Philly faithful backing pope’s climate encyclical

 Environmental activists carry a banner as they march toward a Roman Catholic church to coincide with Pope Francis' encyclical on climate change Thursday in Manila, Philippines. In a high-level, 190-page document released Thursday, Pope Francis  describes ongoing human damage to nature as 'one small sign of the ethical, cultural and spiritual crisis of modernity.' (Bullit Marquez/AP Photo)

Environmental activists carry a banner as they march toward a Roman Catholic church to coincide with Pope Francis' encyclical on climate change Thursday in Manila, Philippines. In a high-level, 190-page document released Thursday, Pope Francis describes ongoing human damage to nature as 'one small sign of the ethical, cultural and spiritual crisis of modernity.' (Bullit Marquez/AP Photo)

Notable Catholics, including Republican presidential hopeful and former U.S. Sen. Rick Santorum, have publicly criticized Pope Francis for calling for swift action on climate change.

Among the faithful in Philadelphia, however, the encyclical released Thursday, which frames a degraded environment as a moral issue, seems to have won approval.

“We need his voice to help us,” said Laura Leick as she headed into midday Mass at the Cathedral Basilica of Sts. Peter and Paul Thursday. “People will listen.”
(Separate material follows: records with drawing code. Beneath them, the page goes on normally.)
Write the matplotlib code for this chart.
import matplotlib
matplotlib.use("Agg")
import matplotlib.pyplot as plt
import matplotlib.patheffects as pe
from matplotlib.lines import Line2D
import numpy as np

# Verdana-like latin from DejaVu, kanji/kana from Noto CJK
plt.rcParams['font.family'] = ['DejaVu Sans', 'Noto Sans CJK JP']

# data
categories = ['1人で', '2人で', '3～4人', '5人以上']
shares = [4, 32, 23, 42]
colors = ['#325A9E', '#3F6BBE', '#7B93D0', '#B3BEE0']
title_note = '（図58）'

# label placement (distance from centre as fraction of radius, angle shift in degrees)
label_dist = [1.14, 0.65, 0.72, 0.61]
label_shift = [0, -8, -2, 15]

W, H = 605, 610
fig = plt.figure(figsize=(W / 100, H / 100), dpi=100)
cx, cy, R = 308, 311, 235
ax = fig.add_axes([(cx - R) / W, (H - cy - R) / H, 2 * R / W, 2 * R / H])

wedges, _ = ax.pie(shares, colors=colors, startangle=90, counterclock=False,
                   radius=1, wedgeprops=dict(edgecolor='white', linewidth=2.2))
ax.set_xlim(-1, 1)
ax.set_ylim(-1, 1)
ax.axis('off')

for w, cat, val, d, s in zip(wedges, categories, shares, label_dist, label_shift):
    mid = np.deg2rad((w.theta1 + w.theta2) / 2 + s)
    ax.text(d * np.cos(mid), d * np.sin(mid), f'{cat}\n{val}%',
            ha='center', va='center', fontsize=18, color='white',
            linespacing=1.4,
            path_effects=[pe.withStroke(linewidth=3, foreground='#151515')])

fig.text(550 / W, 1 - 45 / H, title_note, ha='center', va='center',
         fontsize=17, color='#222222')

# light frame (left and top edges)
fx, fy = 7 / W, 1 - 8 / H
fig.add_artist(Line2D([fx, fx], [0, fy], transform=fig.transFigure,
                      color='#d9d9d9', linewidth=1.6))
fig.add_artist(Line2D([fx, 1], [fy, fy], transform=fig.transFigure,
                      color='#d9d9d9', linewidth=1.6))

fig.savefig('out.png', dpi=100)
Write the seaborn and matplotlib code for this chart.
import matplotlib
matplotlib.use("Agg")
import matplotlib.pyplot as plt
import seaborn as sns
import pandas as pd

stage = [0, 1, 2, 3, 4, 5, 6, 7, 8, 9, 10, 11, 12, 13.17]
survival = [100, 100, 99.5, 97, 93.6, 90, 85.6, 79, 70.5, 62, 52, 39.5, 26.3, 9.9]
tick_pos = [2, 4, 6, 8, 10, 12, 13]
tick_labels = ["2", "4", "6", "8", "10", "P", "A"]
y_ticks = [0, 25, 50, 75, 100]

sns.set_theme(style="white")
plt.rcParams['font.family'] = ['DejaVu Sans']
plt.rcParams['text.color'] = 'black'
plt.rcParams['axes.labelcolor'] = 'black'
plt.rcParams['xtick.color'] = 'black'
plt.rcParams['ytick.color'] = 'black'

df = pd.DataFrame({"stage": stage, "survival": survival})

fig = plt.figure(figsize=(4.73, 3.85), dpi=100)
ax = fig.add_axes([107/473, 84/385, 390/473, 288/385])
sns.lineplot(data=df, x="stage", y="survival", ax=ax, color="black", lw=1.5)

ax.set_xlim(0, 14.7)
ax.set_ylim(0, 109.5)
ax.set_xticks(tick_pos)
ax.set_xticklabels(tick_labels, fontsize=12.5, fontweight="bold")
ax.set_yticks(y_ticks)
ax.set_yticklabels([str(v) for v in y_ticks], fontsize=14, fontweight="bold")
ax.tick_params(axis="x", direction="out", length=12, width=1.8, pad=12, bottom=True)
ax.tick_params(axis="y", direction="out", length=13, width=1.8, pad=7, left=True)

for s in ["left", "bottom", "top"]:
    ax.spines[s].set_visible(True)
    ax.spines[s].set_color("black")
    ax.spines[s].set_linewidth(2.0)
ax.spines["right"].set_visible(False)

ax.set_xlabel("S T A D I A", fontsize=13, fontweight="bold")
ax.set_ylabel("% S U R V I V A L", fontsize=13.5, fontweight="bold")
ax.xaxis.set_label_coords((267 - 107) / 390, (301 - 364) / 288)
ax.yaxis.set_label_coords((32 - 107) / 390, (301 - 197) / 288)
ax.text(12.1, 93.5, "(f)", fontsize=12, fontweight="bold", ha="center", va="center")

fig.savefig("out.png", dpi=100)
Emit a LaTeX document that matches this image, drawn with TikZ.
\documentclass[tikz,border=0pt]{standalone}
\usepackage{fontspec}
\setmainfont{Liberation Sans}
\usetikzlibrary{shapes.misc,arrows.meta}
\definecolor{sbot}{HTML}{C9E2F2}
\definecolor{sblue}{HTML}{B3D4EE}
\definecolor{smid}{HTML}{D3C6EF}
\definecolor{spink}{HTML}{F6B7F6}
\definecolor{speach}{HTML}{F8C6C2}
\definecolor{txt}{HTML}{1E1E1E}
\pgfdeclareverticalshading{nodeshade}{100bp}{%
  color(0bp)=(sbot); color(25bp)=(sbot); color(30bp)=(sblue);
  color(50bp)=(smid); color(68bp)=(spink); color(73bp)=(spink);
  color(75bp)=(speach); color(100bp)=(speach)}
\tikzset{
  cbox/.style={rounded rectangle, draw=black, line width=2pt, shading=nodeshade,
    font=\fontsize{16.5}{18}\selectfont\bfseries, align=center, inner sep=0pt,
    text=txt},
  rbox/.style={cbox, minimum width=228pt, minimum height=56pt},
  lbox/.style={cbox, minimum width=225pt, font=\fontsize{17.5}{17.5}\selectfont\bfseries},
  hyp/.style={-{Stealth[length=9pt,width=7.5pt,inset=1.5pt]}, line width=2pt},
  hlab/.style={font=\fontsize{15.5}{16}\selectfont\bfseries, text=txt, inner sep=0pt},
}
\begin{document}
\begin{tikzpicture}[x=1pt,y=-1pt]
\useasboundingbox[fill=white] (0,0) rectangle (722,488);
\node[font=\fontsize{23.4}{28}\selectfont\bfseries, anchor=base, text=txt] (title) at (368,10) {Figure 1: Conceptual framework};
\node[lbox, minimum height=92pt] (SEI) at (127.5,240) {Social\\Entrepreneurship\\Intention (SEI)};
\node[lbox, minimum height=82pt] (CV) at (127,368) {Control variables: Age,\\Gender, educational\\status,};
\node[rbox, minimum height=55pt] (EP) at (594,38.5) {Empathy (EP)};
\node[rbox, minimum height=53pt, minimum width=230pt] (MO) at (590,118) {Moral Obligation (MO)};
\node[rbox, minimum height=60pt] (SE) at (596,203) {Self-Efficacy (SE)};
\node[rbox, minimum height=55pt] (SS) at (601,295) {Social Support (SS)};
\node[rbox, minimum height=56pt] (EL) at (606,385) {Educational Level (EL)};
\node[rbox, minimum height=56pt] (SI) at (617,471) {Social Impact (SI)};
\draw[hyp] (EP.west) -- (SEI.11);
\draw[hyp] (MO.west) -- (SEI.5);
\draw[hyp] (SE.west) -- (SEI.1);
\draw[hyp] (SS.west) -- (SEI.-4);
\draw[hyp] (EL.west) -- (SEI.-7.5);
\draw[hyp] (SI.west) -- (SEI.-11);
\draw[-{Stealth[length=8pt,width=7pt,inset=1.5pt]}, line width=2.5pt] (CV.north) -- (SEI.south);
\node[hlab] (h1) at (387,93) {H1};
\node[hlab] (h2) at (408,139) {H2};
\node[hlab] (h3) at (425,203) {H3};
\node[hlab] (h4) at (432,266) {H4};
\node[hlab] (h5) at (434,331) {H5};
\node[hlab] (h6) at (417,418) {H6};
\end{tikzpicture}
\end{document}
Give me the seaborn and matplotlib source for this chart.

Leick, who was visiting from Arizona, echoed sentiments from many Philadelphians attending the Mass, hoping for a positive reaction to the encyclical.

“We need to conserve this country, we cannot continue just destroying everything that God has provided for us,” she said.

Some Catholics were skeptical that the letter from Pope Francis would spur any real action, but most thought it at least wouldn’t hurt.

“It’s gotta start someplace, and if all the people in the world who have key positions can’t say something, who can?” said Robert Roman, from outside Philadelphia.

The official reaction from the Archdiocese of Philadelphia to the papal letter was somewhat more guarded than those of lay church-goers.

Archbishop Charles Chaput wrote in his weekly column that the letter to the faithful included “an unusual level of scientific analysis and policy recommendations” and would “invite discussion.”

The text made no mention of the scientific consensus that climate change is man-made, a theme featured in the pope’s letter.

Spokesman Peter Feuerherd said the Diocese of Camden supports the pope’s stance on climate change and will print portions of the new document in the diocesan newspaper.

Pope Francis’ focus on how climate change hurts the poor is especially relevant in his diocese, Feuerherd said.

“The issue of the world’s stewardship, of the ecology, environment, those issues affect the poor the most, so we will be cognizant of how that affects people in cities like Camden,” Feuerherd said.

Bishop of Wilmington Francis Malooly said the encyclical will likely shape sermons within his diocese, but he sees the document as a conversation starter more than the last word on the church’s stance on the environment.

“He’s trying to get a dialogue, and I think that’s what is important for all of us,” Malooly said.

“We’re talking from a moral point of view. What is our response?” he said. “As Catholics, morally, how do we address some of these issues that other people look at differently?”

The pope’s letter acknowledges climate change is largely man-made and calls on people to be better stewards of creation.

The Archdiocese of Philadelphia said while the content for the World Meeting of Families was set prior to the encyclical’s release, environmental issues that relate to health and welfare are on the agenda for the September gathering in Philadelphia.